==== Dataset content

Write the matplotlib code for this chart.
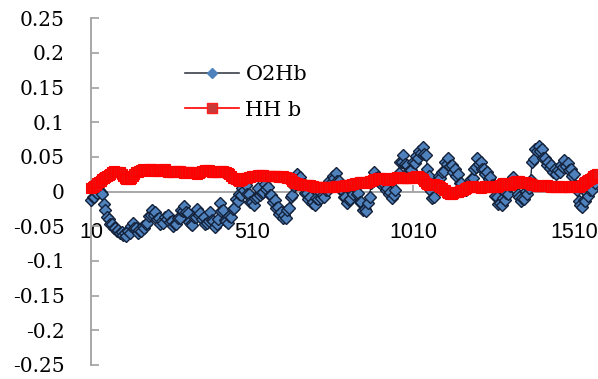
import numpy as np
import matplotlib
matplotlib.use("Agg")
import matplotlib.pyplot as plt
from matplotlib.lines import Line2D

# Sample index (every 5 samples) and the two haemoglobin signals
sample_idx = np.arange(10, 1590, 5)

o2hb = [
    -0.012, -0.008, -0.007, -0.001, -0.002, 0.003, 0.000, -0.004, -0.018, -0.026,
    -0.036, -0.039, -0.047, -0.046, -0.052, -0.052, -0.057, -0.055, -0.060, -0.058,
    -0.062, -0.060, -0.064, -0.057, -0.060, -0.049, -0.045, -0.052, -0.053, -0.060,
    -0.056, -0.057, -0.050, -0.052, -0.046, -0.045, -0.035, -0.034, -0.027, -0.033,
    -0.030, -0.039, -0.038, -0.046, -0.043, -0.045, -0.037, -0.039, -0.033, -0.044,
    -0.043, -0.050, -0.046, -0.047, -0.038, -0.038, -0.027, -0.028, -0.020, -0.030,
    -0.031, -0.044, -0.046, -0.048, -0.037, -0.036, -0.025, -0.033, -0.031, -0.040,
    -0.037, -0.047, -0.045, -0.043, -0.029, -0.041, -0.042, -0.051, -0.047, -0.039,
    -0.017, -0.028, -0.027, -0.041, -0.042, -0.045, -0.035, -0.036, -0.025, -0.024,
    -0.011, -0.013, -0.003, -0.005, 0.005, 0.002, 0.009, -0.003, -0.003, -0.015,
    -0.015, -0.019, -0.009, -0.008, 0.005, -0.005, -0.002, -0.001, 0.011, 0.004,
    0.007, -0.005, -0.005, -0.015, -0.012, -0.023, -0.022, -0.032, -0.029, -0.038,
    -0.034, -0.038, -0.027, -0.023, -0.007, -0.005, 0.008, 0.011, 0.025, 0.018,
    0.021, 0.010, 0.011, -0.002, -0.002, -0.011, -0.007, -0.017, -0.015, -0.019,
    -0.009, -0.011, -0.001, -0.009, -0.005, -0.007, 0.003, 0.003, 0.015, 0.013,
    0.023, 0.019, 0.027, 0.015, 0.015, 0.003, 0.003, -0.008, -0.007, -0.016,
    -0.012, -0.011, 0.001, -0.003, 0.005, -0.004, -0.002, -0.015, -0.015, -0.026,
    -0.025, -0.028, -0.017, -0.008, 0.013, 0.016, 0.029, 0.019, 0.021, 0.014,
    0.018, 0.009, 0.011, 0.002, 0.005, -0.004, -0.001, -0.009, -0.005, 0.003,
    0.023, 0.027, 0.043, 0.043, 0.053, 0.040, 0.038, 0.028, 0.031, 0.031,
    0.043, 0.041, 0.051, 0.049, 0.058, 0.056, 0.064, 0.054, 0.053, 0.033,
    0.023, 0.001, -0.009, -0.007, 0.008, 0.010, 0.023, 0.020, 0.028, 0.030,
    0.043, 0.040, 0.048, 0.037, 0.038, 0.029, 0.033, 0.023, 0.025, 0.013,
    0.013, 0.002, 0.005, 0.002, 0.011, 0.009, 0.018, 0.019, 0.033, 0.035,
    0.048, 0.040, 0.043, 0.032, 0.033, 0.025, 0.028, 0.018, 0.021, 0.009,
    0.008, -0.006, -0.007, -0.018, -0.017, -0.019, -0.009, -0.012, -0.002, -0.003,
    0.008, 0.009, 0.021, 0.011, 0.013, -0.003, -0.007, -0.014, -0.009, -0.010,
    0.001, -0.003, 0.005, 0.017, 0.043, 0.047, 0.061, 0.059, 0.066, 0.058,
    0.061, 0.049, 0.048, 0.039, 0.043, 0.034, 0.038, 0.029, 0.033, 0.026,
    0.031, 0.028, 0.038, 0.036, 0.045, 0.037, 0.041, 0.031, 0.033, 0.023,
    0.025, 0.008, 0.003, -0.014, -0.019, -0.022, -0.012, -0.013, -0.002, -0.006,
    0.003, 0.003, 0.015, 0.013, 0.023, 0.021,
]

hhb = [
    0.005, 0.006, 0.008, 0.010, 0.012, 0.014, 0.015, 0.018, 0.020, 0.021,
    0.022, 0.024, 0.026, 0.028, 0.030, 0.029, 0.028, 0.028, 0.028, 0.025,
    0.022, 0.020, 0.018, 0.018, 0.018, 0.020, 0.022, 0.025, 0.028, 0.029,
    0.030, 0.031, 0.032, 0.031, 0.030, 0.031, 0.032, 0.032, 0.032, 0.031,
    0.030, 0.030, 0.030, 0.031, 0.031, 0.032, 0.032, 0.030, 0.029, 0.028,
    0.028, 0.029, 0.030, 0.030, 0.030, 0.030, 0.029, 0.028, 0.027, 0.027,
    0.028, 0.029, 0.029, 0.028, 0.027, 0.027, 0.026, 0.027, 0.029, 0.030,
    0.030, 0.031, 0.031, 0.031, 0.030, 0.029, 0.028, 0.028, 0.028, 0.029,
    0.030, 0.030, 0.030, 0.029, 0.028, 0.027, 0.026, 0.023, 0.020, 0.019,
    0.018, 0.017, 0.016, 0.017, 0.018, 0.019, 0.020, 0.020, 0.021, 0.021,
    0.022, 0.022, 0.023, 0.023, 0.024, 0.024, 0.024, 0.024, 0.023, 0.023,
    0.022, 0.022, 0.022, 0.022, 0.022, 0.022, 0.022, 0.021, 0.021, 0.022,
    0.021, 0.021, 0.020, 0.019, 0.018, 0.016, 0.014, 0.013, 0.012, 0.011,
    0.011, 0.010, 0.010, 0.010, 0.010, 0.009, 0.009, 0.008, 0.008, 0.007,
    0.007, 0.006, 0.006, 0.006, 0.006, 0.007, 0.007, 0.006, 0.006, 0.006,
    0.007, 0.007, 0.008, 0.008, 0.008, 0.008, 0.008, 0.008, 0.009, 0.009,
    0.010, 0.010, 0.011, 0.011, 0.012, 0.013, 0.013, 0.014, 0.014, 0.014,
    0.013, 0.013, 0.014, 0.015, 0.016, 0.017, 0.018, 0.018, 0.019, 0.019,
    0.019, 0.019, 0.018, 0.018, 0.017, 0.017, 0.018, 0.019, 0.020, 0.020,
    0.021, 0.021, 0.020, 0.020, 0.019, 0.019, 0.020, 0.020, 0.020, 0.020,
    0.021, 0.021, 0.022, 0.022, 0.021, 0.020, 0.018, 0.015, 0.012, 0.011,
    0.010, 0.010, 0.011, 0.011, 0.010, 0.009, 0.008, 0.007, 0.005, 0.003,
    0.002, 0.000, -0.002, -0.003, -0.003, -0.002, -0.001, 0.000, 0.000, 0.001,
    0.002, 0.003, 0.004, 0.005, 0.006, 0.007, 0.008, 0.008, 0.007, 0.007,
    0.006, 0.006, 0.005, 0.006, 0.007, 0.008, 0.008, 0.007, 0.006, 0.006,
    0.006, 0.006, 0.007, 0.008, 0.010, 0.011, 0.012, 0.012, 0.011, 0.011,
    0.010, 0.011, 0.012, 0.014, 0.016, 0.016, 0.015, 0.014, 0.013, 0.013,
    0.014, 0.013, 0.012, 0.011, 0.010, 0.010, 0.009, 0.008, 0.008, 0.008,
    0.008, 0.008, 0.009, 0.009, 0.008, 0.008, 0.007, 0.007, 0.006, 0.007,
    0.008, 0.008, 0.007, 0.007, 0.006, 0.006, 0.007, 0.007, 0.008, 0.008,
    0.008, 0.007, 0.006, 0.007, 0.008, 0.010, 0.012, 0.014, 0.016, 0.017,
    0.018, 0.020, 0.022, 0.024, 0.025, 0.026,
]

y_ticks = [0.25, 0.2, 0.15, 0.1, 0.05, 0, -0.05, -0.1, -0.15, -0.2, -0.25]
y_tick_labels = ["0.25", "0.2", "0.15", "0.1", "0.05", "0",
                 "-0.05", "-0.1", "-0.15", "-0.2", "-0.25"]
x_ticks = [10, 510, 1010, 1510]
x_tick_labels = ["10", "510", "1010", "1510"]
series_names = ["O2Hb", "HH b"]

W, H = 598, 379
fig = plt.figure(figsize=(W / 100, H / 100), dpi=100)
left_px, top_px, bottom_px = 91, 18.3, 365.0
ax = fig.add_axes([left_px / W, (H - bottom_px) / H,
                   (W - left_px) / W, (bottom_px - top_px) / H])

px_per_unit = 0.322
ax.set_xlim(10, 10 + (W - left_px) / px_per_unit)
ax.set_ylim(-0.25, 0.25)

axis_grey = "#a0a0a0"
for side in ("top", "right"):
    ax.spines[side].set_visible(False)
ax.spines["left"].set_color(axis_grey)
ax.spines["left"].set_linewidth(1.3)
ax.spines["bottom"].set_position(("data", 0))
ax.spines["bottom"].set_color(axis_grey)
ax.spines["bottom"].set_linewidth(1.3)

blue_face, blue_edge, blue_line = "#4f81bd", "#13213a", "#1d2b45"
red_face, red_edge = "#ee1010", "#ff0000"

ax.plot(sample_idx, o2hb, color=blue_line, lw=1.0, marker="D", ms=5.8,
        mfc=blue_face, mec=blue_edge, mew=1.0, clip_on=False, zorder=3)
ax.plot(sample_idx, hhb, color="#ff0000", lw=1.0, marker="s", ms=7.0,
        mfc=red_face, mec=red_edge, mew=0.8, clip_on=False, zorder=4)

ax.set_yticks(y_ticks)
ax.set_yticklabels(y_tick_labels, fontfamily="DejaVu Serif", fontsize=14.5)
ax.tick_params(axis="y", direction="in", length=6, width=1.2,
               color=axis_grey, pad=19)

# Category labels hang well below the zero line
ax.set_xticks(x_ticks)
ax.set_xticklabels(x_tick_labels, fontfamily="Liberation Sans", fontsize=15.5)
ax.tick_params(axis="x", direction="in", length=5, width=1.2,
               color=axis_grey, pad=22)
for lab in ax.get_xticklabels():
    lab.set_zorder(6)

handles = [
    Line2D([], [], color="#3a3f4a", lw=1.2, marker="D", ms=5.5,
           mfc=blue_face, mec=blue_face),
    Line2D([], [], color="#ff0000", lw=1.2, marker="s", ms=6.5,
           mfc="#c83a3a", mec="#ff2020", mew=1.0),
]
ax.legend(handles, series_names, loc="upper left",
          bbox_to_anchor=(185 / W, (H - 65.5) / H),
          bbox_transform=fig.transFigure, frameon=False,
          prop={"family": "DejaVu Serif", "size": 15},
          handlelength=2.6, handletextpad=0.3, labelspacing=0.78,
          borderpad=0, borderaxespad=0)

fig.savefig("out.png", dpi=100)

========

**What this task involves:** Give again exactly the lines running from the beginning of the material above through the line that contains "sample_idx = np.arange(10, 1590, 5)", and leave out every picture.

**The answer:**
Write the matplotlib code for this chart.
import numpy as np
import matplotlib
matplotlib.use("Agg")
import matplotlib.pyplot as plt
from matplotlib.lines import Line2D

# Sample index (every 5 samples) and the two haemoglobin signals
sample_idx = np.arange(10, 1590, 5)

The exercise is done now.